Mr. Kraemer said that in addition to continued development of new strategic weapons, Russia has gone ahead with upgrading its nuclear-armed strategic defense system around Moscow and the construction of deep underground bunkers used to protect leaders and command forces in a nuclear war.
The latest strategic-missile test by Russia is likely to fuel criticism of U.S. aid to Russia for the dismantling of nuclear weapons. Critics of the aid program point out that the money allows Moscow to use its own funds to develop new nuclear arms as it dismantles older ones.
The Bush administration has cut some $100 million from the aid program.
Keith Payne, a missile-defense expert who heads the National Institute for Public Policy, a defense think tank, said any Russian effort to counter U.S. missile defenses with a scramjet missile or other techniques is misguided.
"The missile-defense system we're talking about isn't designed to defeat Russian ICBMs," Mr. Payne said. "If the Russians want to put any countermeasures, I don't really care. It doesn't undermine what we're developing."
The Bush administration has repeatedly said that a national missile defense is aimed at protecting the United States from missile attacks by "rogue states" such as North Korea and Iraq.
Mr.
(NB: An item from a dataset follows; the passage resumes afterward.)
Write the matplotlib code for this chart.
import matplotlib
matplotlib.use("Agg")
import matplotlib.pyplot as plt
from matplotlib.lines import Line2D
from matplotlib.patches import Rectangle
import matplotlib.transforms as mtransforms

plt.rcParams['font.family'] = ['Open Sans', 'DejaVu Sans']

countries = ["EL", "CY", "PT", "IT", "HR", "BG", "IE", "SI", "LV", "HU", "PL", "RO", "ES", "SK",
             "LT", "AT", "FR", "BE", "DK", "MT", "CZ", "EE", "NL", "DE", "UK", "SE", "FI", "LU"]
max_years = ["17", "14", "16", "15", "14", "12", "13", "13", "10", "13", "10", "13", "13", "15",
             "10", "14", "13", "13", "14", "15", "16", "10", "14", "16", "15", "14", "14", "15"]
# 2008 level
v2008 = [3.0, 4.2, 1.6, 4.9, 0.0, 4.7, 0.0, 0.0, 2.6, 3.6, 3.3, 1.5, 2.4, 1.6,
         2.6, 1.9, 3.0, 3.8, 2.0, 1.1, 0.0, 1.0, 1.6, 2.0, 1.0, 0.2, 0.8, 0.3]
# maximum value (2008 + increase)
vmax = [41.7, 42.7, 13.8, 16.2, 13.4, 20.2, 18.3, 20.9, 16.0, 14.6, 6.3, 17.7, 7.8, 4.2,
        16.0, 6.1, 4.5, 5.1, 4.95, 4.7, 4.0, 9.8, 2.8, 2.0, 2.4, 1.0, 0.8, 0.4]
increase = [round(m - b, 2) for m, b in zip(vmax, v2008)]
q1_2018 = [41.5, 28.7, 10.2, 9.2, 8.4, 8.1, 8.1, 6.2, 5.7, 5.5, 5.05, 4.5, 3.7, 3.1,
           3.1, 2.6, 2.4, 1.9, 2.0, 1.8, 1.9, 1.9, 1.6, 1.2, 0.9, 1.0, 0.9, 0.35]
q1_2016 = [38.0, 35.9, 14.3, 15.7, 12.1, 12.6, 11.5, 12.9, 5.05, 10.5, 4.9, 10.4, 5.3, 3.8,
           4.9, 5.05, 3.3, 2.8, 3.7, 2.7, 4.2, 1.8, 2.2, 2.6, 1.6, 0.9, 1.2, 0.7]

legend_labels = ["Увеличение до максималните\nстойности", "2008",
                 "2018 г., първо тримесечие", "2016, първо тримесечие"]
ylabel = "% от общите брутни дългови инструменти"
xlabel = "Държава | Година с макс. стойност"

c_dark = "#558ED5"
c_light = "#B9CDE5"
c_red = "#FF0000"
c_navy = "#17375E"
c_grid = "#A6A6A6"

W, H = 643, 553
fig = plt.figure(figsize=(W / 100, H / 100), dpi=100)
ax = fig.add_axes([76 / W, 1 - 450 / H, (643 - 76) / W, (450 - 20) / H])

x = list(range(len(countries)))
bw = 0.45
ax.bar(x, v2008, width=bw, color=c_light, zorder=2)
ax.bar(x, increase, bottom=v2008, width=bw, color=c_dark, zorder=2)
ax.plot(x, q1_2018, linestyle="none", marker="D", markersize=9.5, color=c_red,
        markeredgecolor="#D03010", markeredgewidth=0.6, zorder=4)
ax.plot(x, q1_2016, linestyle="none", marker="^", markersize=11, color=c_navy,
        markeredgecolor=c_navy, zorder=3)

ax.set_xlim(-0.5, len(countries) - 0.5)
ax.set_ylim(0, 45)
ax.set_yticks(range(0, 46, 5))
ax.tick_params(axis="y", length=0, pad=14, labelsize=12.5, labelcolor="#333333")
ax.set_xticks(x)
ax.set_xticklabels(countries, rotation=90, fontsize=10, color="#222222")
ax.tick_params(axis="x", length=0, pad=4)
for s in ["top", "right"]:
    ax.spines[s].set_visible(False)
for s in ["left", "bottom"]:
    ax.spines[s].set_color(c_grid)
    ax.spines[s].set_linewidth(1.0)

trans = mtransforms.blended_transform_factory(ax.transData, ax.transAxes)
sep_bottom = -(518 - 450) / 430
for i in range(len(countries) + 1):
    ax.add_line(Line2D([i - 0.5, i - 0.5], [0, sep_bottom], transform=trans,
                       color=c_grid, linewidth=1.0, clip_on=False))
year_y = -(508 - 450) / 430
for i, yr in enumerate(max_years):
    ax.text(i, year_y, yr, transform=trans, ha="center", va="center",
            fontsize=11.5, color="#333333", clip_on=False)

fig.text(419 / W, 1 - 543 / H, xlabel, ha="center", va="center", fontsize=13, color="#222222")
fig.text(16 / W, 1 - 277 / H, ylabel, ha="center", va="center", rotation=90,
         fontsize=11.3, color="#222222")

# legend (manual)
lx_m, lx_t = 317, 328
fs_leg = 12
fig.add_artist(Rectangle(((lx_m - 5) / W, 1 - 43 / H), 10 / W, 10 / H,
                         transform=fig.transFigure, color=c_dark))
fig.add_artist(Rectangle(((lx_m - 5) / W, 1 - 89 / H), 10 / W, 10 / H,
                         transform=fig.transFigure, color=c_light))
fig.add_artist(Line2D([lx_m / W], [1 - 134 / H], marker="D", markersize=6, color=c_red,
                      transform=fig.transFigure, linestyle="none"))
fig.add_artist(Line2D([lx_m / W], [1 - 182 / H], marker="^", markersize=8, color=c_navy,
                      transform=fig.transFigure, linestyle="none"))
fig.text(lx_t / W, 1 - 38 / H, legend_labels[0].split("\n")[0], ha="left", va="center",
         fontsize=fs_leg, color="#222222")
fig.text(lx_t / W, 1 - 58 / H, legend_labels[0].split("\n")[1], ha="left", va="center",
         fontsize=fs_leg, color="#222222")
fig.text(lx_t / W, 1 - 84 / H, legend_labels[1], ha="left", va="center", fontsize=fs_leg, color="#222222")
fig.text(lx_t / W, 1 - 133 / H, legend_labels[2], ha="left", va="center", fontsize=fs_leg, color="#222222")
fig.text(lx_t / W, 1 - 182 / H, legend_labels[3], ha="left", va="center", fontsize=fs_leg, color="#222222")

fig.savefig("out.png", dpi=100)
Payne said the scramjet missile may be part of Russia's efforts to develop non-nuclear or conventional precision-guided long-range missiles. "The Russians put a lot of stock in that," he said.
The United States is currently working on its own version of a hypersonic cruise missile that uses scramjet technology and will travel at speeds of Mach 5 or higher.
A scramjet space aircraft is also being developed by the National Aeronautics and Space Administration.